### PROMPT
Check each line of the listing below for the string "image", and copy the ones that have it.

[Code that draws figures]
-=-=-=-=-

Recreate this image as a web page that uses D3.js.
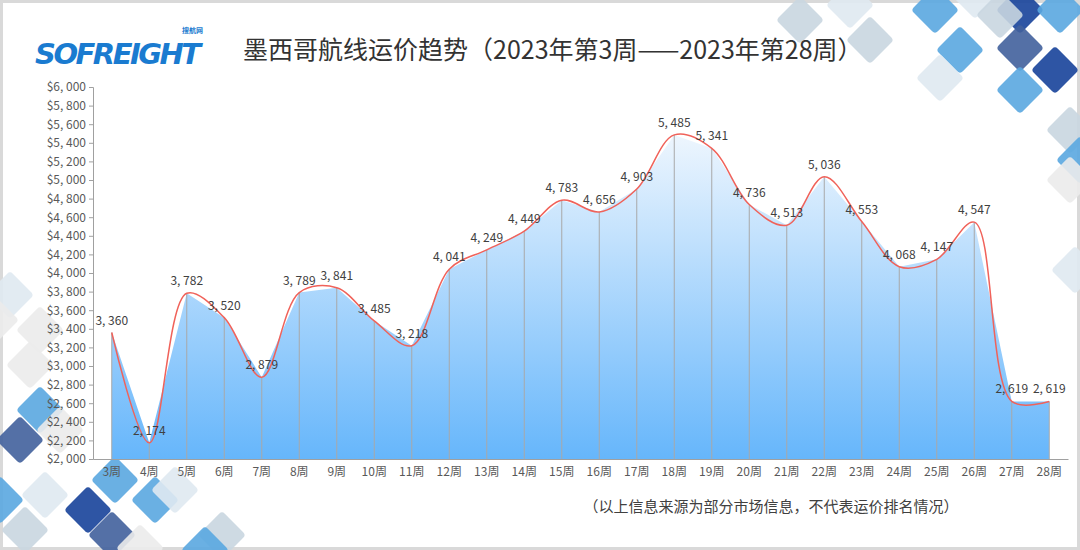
<!DOCTYPE html>
<html><head><meta charset="utf-8">
<script src="https://cdn.jsdelivr.net/npm/d3@7"></script>
<style>body{margin:0;background:#fff}svg{display:block}</style></head>
<body><svg id="c" width="1080" height="550"></svg>
<script>
const categories=["3周","4周","5周","6周","7周","8周","9周","10周","11周","12周","13周","14周","15周","16周","17周","18周","19周","20周","21周","22周","23周","24周","25周","26周","27周","28周"];
const values=[3360,2174,3782,3520,2879,3789,3841,3485,3218,4041,4249,4449,4783,4656,4903,5485,5341,4736,4513,5036,4553,4068,4147,4547,2619,2619];
const yTicks=d3.range(2000,6001,200);
const title="墨西哥航线运价趋势（2023年第3周——2023年第28周）";
const note="（以上信息来源为部分市场信息，不代表运价排名情况）";

const svg=d3.select("#c");
const F="'Noto Sans CJK SC','Noto Sans',sans-serif";
svg.append("rect").attr("x",1.5).attr("y",1.5).attr("width",1077).attr("height",547).attr("fill","#fff").attr("stroke","#d9d9d9").attr("stroke-width",3);

const dec=[[800,20,"#c9d6e0"],[850,5,"#dfe9f1"],[870,40,"#c9d6e0"],[935,10,"#5aa7e0"],[975,-5,"#dfe9f1"],[1020,10,"#17439a"],[960,50,"#5aa7e0"],[1020,48,"#41609c"],[1060,10,"#5aa7e0"],[940,78,"#dfe9f1"],[1000,15,"#c9d6e0"],[1055,70,"#17439a"],[1020,90,"#5aa7e0"],[1070,130,"#c9d6e0"],[1080,160,"#5aa7e0"],[1070,180,"#ebebeb"],[1075,270,"#dfe9f1"],
[10,295,"#dfe9f1"],[-5,320,"#ebebeb"],[40,330,"#ebebeb"],[30,365,"#ebebeb"],[40,410,"#5aa7e0"],[20,440,"#41609c"],[60,430,"#ebebeb"],[0,500,"#5aa7e0"],[45,495,"#dfe9f1"],[25,530,"#c9d6e0"],[115,480,"#5aa7e0"],[88,510,"#17439a"],[112,535,"#41609c"],[155,500,"#5aa7e0"],[175,490,"#dfe9f1"],[140,548,"#ebebeb"],[222,535,"#c9d6e0"],[205,550,"#5aa7e0"]];
dec.forEach(([x,y,c])=>svg.append("rect").attr("x",-17).attr("y",-17).attr("width",34).attr("height",34).attr("rx",4).attr("fill",c).attr("opacity",0.9).attr("transform",`translate(${x},${y}) rotate(45)`));

const lg=svg.append("g");
lg.append("text").attr("x",35).attr("y",64).attr("font-family","'DejaVu Sans',sans-serif").attr("font-weight","bold").attr("font-style","italic").attr("font-size",29).attr("fill","#1a7bd0").attr("letter-spacing",-2.5).text("SOFREIGHT");
lg.append("text").attr("x",182).attr("y",33).attr("font-family",F).attr("font-size",7).attr("fill","#1a7bd0").attr("font-weight","bold").text("搜航网");
svg.append("text").attr("x",243).attr("y",59).attr("font-family",F).attr("font-size",25).attr("fill","#333").text(title);

const x=d3.scaleBand().domain(categories).range([93,1068]);
const y=d3.scaleLinear().domain([2000,6000]).range([459,87]);
const cx=d=>x(d)+x.bandwidth()/2;
const pts=categories.map((c,i)=>[cx(c),y(values[i])]);

const defs=svg.append("defs");
const gr=defs.append("linearGradient").attr("id","g").attr("x1",0).attr("x2",0).attr("gradientUnits","userSpaceOnUse").attr("y1",y(5500)).attr("y2",459);
gr.append("stop").attr("offset",0).attr("stop-color","#eef6fe");
gr.append("stop").attr("offset",1).attr("stop-color","#66b6fb");
svg.append("path").attr("d",d3.area().x(d=>d[0]).y0(459).y1(d=>d[1])(pts)).attr("fill","url(#g)");
pts.forEach(p=>svg.append("line").attr("x1",p[0]).attr("x2",p[0]).attr("y1",p[1]).attr("y2",459).attr("stroke","#a8a8a8").attr("stroke-width",1));
svg.append("path").attr("d",d3.line().curve(d3.curveCatmullRom.alpha(0.5))(pts)).attr("fill","none").attr("stroke","#f0625a").attr("stroke-width",1.5);

const fmt=v=>d3.format(",")(v).replace(",",", ");
pts.forEach((p,i)=>svg.append("text").attr("x",p[0]).attr("y",p[1]-8).attr("text-anchor","middle").attr("font-family",F).attr("font-size",12).attr("fill","#404040").text(fmt(values[i])));

const ya=svg.append("g").attr("transform","translate(93,0)").call(d3.axisLeft(y).tickValues(yTicks).tickSize(4).tickFormat(v=>"$"+fmt(v)));
ya.selectAll("text").attr("font-family",F).attr("font-size",12).attr("fill","#595959");
ya.selectAll("line,path").attr("stroke","#a0a0a0");
const xa=svg.append("g").attr("transform","translate(0,459)").call(d3.axisBottom(x).tickSize(0).tickPadding(8));
xa.selectAll("text").attr("font-family",F).attr("font-size",12).attr("fill","#595959");
xa.select("path").attr("stroke","#a0a0a0");
svg.append("text").attr("x",771).attr("y",512).attr("text-anchor","middle").attr("font-family",F).attr("font-size",15).attr("fill","#404040").text(note);
</script></body></html>
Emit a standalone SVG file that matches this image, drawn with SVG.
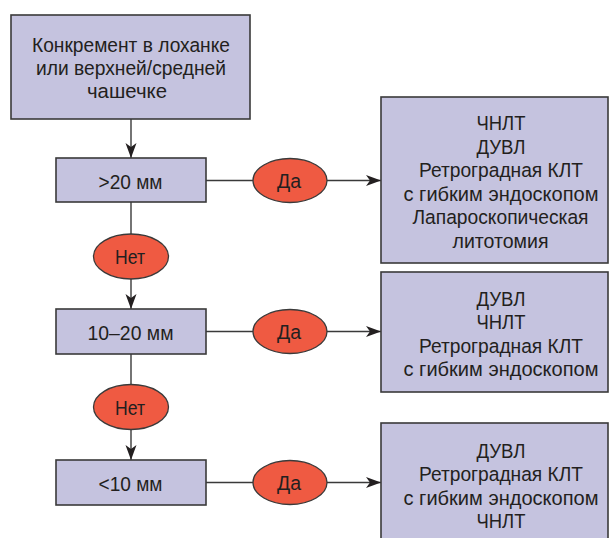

-=-=-=-=-

### TASK OUTPUT
Recreate this image as a web page that uses D3.js.
Emit a standalone SVG file that matches this image, drawn with SVG.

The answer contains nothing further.